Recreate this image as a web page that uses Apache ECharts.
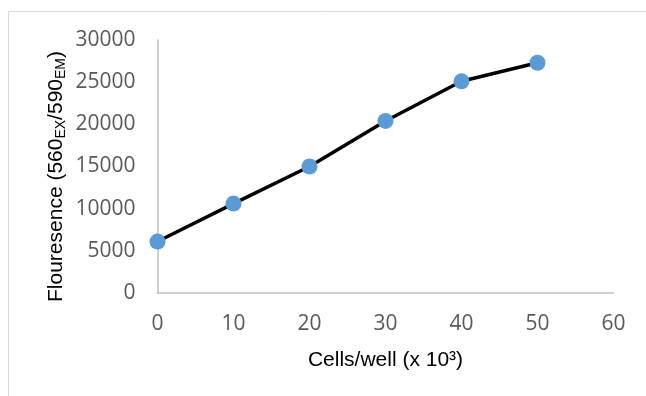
<!DOCTYPE html>
<html>
<head>
<meta charset="utf-8">
<script src="https://cdn.jsdelivr.net/npm/echarts@6/dist/echarts.min.js"></script>
<style>
  html, body { margin: 0; padding: 0; background: #fff; }
  #chart { width: 646px; height: 396px; }
</style>
</head>
<body>
<div id="chart"></div>
<script>
// Cell count (thousands of cells per well) vs. measured fluorescence
const cellsPerWell = [0, 10, 20, 30, 40, 50];
const fluorescence = [6100, 10600, 15000, 20400, 25100, 27300];

const xTicks = { min: 0, max: 60, interval: 10 };
const yTicks = { min: 0, max: 30000, interval: 5000 };

const chart = echarts.init(document.getElementById('chart'), null, { renderer: 'canvas' });

const tickFont = { color: '#595959', fontSize: 21, fontFamily: 'Open Sans' };
const axisLine = { show: true, lineStyle: { color: '#bfbfbf', width: 1.5 } };

chart.setOption({
  animation: false,
  backgroundColor: '#fff',
  graphic: [{
    type: 'rect',
    shape: { x: 8.5, y: 11.5, width: 700, height: 420 },
    style: { fill: 'none', stroke: '#d9d9d9', lineWidth: 1 },
    silent: true
  }],
  grid: { left: 157.5, right: 32.5, top: 40, bottom: 103, containLabel: false },
  xAxis: {
    type: 'value',
    min: xTicks.min, max: xTicks.max, interval: xTicks.interval,
    axisLine: axisLine,
    axisTick: { show: false },
    splitLine: { show: false },
    axisLabel: Object.assign({ margin: 21 }, tickFont),
    name: 'Cells/well (x 10³)',
    nameLocation: 'middle',
    nameGap: 57,
    nameMoveOverlap: false,
    nameTextStyle: { color: '#000', fontSize: 21, fontFamily: 'Liberation Sans' }
  },
  yAxis: {
    type: 'value',
    min: yTicks.min, max: yTicks.max, interval: yTicks.interval,
    axisLine: axisLine,
    axisTick: { show: false },
    splitLine: { show: false },
    axisLabel: Object.assign({ margin: 22, formatter: v => String(v) }, tickFont),
    name: '{t|Flouresence (560}{s|EX}{t|/590}{s|EM}{t|)}',
    nameLocation: 'middle',
    nameRotate: 90,
    nameGap: 87,
    nameMoveOverlap: false,
    nameTextStyle: {
      padding: [0, 20, 0, 0],
      rich: {
        t: { color: '#000', fontSize: 21, fontFamily: 'Liberation Sans', lineHeight: 28, verticalAlign: 'middle' },
        s: { color: '#000', fontSize: 14, fontFamily: 'Liberation Sans', lineHeight: 28, verticalAlign: 'bottom', padding: [0, 0, 2, 0] }
      }
    }
  },
  series: [{
    type: 'line',
    data: cellsPerWell.map((x, i) => [x, fluorescence[i]]),
    lineStyle: { color: '#000', width: 3.5 },
    symbol: 'circle',
    symbolSize: 16,
    itemStyle: { color: '#5b9bd5' },
    z: 3
  }]
});
</script>
</body>
</html>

--------------------------------

◆ Problem statement
Transcribe the preceding listing in its entirety and with exact wording, leaving out pictures.

◆ Reply
Recreate this image as a web page that uses Apache ECharts.
<!DOCTYPE html>
<html>
<head>
<meta charset="utf-8">
<script src="https://cdn.jsdelivr.net/npm/echarts@6/dist/echarts.min.js"></script>
<style>
  html, body { margin: 0; padding: 0; background: #fff; }
  #chart { width: 646px; height: 396px; }
</style>
</head>
<body>
<div id="chart"></div>
<script>
// Cell count (thousands of cells per well) vs. measured fluorescence
const cellsPerWell = [0, 10, 20, 30, 40, 50];
const fluorescence = [6100, 10600, 15000, 20400, 25100, 27300];

const xTicks = { min: 0, max: 60, interval: 10 };
const yTicks = { min: 0, max: 30000, interval: 5000 };

const chart = echarts.init(document.getElementById('chart'), null, { renderer: 'canvas' });

const tickFont = { color: '#595959', fontSize: 21, fontFamily: 'Open Sans' };
const axisLine = { show: true, lineStyle: { color: '#bfbfbf', width: 1.5 } };

chart.setOption({
  animation: false,
  backgroundColor: '#fff',
  graphic: [{
    type: 'rect',
    shape: { x: 8.5, y: 11.5, width: 700, height: 420 },
    style: { fill: 'none', stroke: '#d9d9d9', lineWidth: 1 },
    silent: true
  }],
  grid: { left: 157.5, right: 32.5, top: 40, bottom: 103, containLabel: false },
  xAxis: {
    type: 'value',
    min: xTicks.min, max: xTicks.max, interval: xTicks.interval,
    axisLine: axisLine,
    axisTick: { show: false },
    splitLine: { show: false },
    axisLabel: Object.assign({ margin: 21 }, tickFont),
    name: 'Cells/well (x 10³)',
    nameLocation: 'middle',
    nameGap: 57,
    nameMoveOverlap: false,
    nameTextStyle: { color: '#000', fontSize: 21, fontFamily: 'Liberation Sans' }
  },
  yAxis: {
    type: 'value',
    min: yTicks.min, max: yTicks.max, interval: yTicks.interval,
    axisLine: axisLine,
    axisTick: { show: false },
    splitLine: { show: false },
    axisLabel: Object.assign({ margin: 22, formatter: v => String(v) }, tickFont),
    name: '{t|Flouresence (560}{s|EX}{t|/590}{s|EM}{t|)}',
    nameLocation: 'middle',
    nameRotate: 90,
    nameGap: 87,
    nameMoveOverlap: false,
    nameTextStyle: {
      padding: [0, 20, 0, 0],
      rich: {
        t: { color: '#000', fontSize: 21, fontFamily: 'Liberation Sans', lineHeight: 28, verticalAlign: 'middle' },
        s: { color: '#000', fontSize: 14, fontFamily: 'Liberation Sans', lineHeight: 28, verticalAlign: 'bottom', padding: [0, 0, 2, 0] }
      }
    }
  },
  series: [{
    type: 'line',
    data: cellsPerWell.map((x, i) => [x, fluorescence[i]]),
    lineStyle: { color: '#000', width: 3.5 },
    symbol: 'circle',
    symbolSize: 16,
    itemStyle: { color: '#5b9bd5' },
    z: 3
  }]
});
</script>
</body>
</html>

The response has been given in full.